● **PROBLEM STATEMENT**: Retype, word for word, the lines between the ones holding "Give me the Bokeh source for this chart." and "1.064, 1.018, 0.970, 0.920, 0.868, 0.813, 0.757, 0.70, 1.40]", inclusive; pictures stay out of the copy.

● **MATERIALS PROVIDED**:
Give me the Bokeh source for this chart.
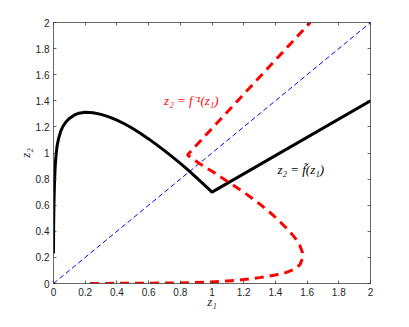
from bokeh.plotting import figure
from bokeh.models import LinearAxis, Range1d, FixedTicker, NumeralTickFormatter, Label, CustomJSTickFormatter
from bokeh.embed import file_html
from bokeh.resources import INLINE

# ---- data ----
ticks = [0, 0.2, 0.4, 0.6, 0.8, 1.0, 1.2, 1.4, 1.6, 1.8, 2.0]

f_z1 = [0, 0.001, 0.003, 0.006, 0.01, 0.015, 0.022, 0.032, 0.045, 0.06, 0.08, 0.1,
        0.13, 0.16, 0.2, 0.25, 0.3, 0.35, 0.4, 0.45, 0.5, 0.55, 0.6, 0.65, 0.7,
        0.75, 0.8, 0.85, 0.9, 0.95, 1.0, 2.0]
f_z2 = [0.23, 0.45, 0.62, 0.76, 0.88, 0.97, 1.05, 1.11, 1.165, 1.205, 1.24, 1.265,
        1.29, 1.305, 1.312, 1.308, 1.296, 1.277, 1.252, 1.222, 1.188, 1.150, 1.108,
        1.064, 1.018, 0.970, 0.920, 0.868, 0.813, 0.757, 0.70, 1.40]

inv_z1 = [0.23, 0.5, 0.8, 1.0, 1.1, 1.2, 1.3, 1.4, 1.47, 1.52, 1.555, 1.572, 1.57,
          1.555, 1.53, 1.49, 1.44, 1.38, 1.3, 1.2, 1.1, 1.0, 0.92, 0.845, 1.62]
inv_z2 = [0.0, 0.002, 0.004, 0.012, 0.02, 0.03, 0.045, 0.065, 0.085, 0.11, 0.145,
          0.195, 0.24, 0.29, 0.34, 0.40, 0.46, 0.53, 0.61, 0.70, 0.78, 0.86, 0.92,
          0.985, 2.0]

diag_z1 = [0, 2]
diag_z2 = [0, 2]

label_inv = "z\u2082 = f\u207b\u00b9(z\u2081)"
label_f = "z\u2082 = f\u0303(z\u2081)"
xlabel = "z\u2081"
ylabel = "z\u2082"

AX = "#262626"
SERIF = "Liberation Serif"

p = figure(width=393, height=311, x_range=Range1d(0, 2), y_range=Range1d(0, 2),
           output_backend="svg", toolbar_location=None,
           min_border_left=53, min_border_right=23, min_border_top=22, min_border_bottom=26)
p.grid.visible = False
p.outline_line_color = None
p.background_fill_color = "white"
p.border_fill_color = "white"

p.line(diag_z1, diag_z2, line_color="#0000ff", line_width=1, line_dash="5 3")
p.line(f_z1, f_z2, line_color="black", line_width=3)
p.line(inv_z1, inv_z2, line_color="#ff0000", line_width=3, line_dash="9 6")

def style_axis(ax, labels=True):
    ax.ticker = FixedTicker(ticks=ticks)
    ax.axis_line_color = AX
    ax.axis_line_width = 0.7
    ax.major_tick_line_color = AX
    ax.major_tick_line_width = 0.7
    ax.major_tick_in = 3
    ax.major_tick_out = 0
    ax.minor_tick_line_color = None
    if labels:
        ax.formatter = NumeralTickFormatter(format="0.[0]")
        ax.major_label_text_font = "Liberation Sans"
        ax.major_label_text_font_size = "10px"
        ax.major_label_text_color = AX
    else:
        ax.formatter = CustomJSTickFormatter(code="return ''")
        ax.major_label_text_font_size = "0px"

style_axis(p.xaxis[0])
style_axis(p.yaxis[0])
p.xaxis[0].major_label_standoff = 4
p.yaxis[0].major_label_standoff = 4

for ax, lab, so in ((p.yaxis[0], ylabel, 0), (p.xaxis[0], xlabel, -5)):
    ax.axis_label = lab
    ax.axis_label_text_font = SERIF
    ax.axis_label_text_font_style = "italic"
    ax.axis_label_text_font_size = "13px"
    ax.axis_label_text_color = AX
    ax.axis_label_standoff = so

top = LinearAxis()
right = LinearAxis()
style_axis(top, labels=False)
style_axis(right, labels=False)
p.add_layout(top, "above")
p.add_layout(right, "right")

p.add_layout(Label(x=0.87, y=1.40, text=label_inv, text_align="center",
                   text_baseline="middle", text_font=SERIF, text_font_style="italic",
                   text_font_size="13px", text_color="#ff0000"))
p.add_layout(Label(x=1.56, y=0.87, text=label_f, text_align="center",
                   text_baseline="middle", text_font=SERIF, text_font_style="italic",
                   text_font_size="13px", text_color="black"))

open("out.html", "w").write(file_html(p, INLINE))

* * *

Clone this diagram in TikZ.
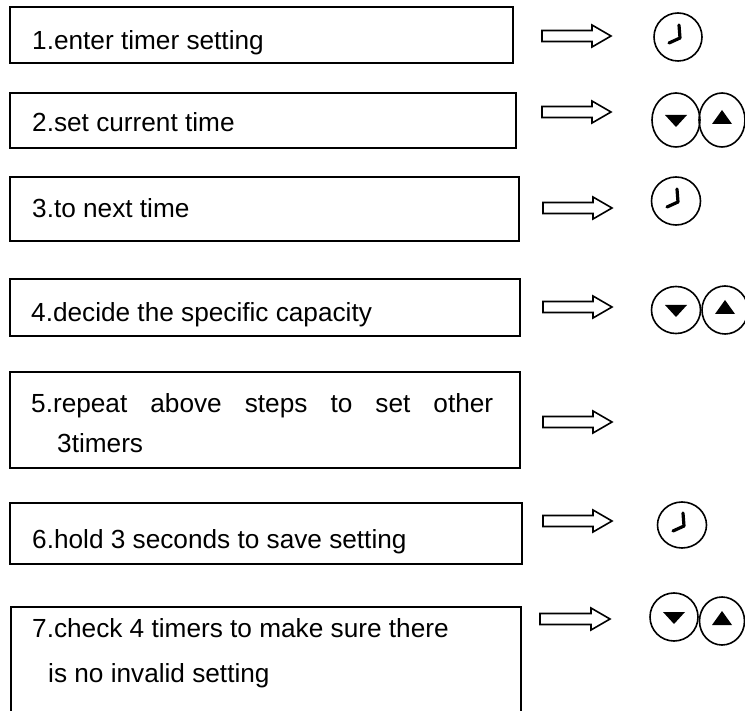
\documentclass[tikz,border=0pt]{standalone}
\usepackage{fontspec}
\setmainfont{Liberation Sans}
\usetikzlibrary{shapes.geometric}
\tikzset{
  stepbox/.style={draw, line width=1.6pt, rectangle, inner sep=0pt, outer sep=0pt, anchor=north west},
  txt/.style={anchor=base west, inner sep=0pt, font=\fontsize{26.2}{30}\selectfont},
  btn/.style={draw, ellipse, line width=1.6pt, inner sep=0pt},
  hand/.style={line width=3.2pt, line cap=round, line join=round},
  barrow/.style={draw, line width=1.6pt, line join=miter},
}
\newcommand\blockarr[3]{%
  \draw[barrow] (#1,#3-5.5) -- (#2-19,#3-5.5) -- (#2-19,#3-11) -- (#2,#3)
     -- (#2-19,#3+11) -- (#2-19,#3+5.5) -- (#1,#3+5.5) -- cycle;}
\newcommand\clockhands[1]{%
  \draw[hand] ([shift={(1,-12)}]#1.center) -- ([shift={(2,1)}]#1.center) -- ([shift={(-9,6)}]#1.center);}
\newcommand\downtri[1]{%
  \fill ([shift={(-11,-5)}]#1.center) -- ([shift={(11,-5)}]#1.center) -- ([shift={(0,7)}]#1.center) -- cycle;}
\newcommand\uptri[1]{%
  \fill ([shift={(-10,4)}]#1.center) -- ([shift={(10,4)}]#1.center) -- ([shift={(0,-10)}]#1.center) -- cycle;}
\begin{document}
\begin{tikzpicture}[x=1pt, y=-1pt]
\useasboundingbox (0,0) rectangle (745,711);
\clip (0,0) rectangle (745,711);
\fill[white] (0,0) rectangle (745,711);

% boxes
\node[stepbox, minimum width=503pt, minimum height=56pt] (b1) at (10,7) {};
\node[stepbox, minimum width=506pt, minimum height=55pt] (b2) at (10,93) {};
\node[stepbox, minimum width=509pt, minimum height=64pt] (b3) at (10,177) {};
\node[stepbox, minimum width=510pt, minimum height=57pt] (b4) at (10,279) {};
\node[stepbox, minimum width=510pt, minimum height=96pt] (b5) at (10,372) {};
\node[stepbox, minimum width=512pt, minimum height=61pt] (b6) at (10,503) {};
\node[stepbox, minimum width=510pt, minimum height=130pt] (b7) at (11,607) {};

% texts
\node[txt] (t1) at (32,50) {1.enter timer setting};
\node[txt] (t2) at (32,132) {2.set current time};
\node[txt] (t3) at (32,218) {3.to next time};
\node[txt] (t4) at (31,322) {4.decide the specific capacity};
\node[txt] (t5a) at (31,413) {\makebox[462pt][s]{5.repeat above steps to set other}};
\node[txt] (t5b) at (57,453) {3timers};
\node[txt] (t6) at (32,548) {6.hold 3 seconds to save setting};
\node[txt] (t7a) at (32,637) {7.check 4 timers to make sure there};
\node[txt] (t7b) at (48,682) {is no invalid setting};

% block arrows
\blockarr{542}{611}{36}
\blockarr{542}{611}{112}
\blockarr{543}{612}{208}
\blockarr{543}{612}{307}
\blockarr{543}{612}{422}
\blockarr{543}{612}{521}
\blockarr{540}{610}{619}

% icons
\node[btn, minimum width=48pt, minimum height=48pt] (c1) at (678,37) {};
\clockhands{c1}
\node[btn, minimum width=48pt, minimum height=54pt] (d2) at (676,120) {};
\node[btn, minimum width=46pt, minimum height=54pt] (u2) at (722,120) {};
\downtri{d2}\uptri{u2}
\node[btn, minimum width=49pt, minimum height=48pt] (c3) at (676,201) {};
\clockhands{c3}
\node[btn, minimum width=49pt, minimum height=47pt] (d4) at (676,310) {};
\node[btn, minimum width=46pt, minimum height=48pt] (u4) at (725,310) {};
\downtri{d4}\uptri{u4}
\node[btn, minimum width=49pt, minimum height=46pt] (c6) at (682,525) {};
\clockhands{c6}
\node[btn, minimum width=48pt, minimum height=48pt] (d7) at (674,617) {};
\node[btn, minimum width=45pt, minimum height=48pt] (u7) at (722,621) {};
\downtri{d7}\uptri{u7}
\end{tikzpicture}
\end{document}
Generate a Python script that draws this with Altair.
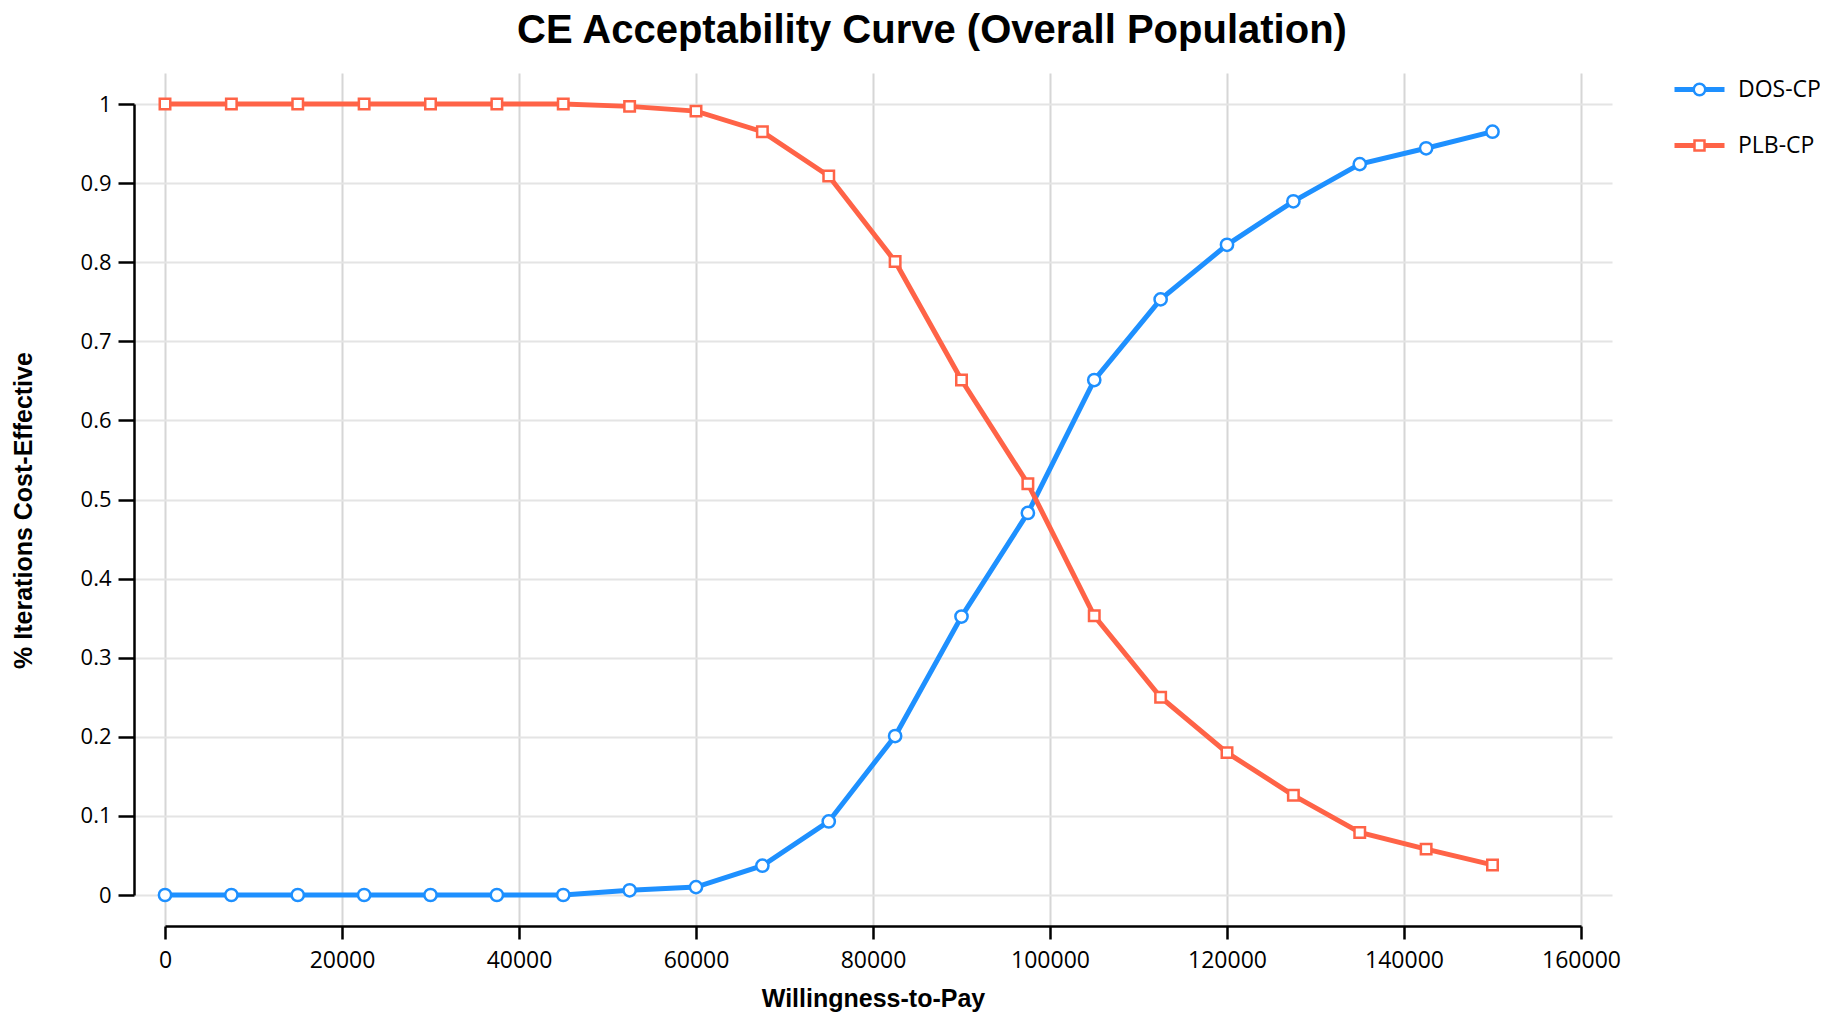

● **RIGHT ANSWER**:
Give me the Bokeh source for this chart.
from bokeh.plotting import figure
from bokeh.models import LinearAxis, Range1d, FixedTicker, NumeralTickFormatter, Label, CustomJSTickFormatter
from bokeh.embed import file_html
from bokeh.resources import INLINE

# ---- data ----
ticks = [0, 0.2, 0.4, 0.6, 0.8, 1.0, 1.2, 1.4, 1.6, 1.8, 2.0]

f_z1 = [0, 0.001, 0.003, 0.006, 0.01, 0.015, 0.022, 0.032, 0.045, 0.06, 0.08, 0.1,
        0.13, 0.16, 0.2, 0.25, 0.3, 0.35, 0.4, 0.45, 0.5, 0.55, 0.6, 0.65, 0.7,
        0.75, 0.8, 0.85, 0.9, 0.95, 1.0, 2.0]
f_z2 = [0.23, 0.45, 0.62, 0.76, 0.88, 0.97, 1.05, 1.11, 1.165, 1.205, 1.24, 1.265,
        1.29, 1.305, 1.312, 1.308, 1.296, 1.277, 1.252, 1.222, 1.188, 1.150, 1.108,
        1.064, 1.018, 0.970, 0.920, 0.868, 0.813, 0.757, 0.70, 1.40]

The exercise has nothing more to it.